Impacts de la négligence 

Selon le comité, la situation exposée et les conséquences qui en ont découlé proviennent de la négligence des intimées dans l’exercice de leurs activités professionnelles. Les intimées n’ont pas pris connaissance du rapport de l’expert en sinistre indépendant « alors qu’il était impératif de le faire ».

Ce n’est que le 30 septembre 2020 que l’intimée Lefort en prend connaissance et réalise que la résidence est une maison de chambres qui n’est pas assurée selon les critères de souscription de l’assureur. La preuve montre que l’assurée a caché à l’assureur le fait qu’elle avait des locataires-chambreurs dans sa résidence. 
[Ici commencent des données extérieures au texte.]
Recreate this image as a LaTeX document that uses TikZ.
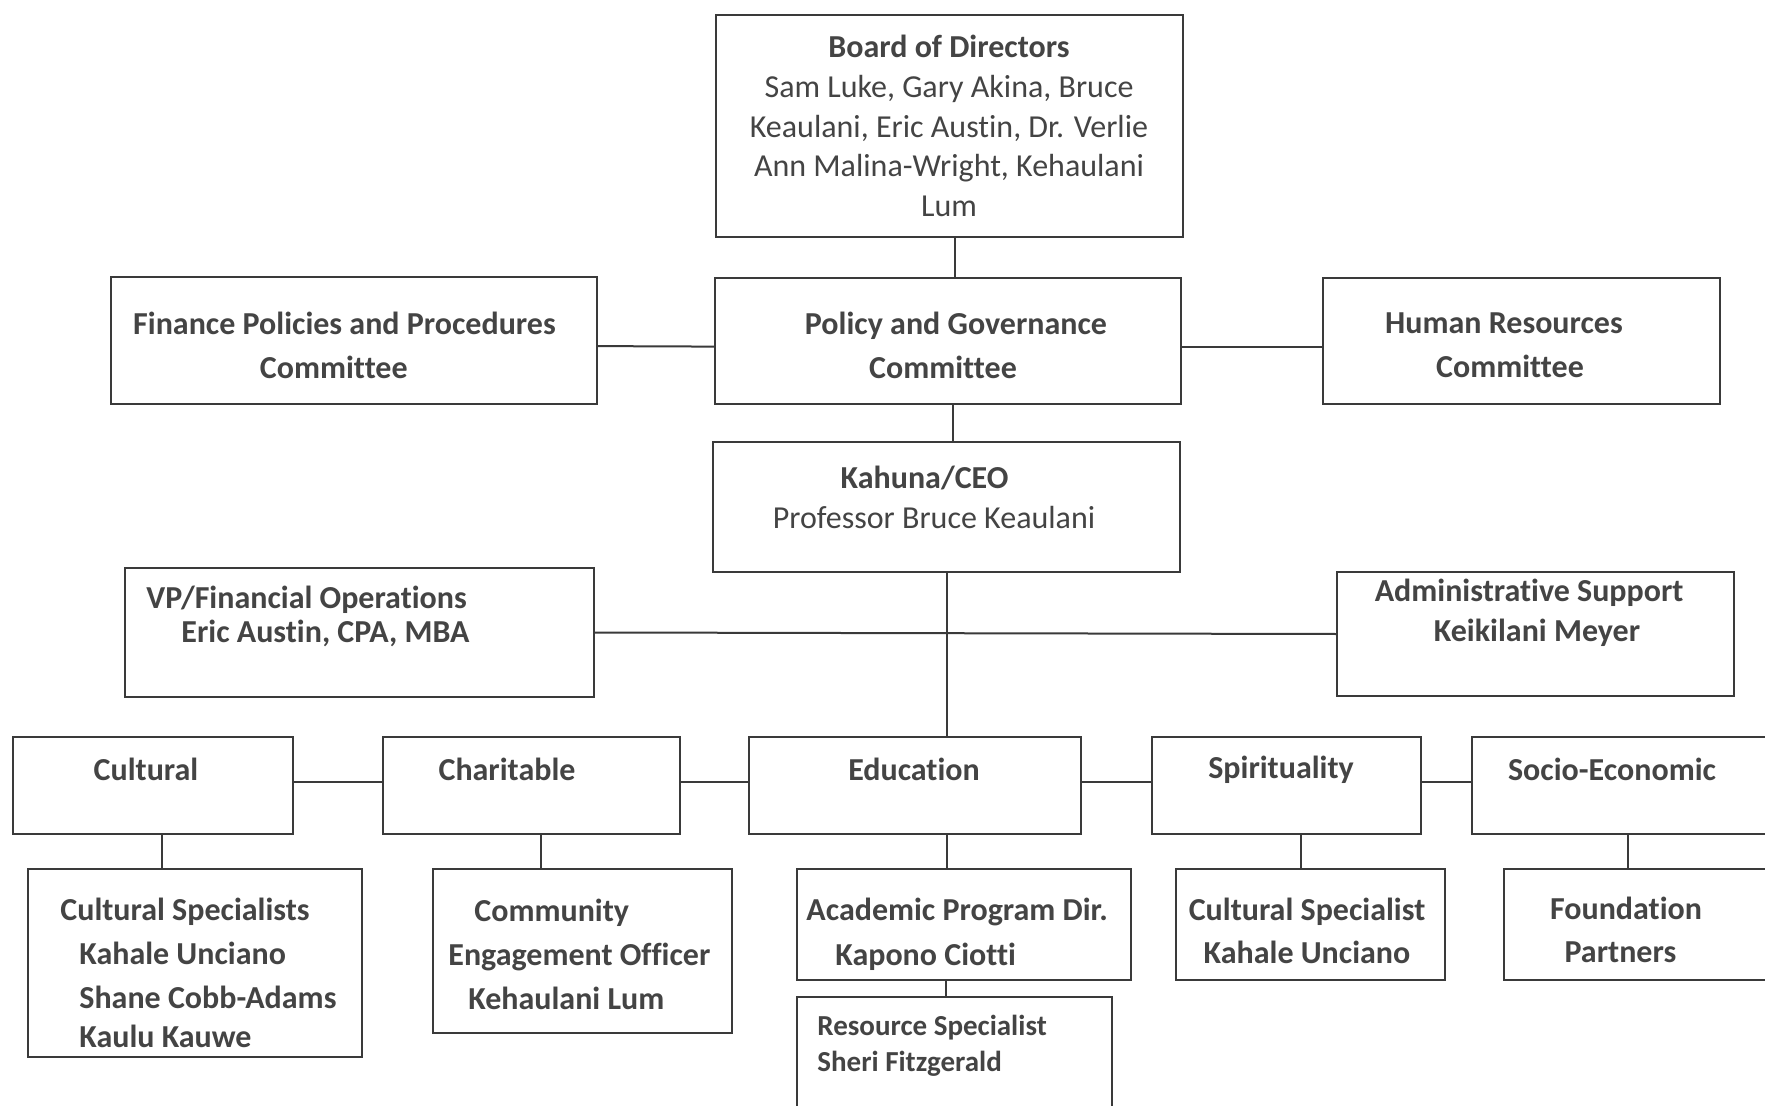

À la fin de novembre 2020, l’expert en sinistre indépendant écrit ceci à l’intimée Lefort : « Nous comprenons que l’utilisation du bâtiment pour la location de chambres a entraîné l’annulation de la police d’assurance ab initio et que la position en lien avec les paiements recommandés aux précédents rapports n’avait pas encore été confirmée à Mme Lefort. Nous avons donc avisé l’assurée et les intervenants impliqués qu’il nous était impossible pour le moment de confirmer la position de l’assureur et que les paiements recommandés précédemment n’avaient pas été libérés à ce jour. » 

Parmi les facteurs aggravants, la procureure de la syndique souligne le préjudice causé aux fournisseurs dont les services ont été retenus dans le cadre de l’expertise en sinistre.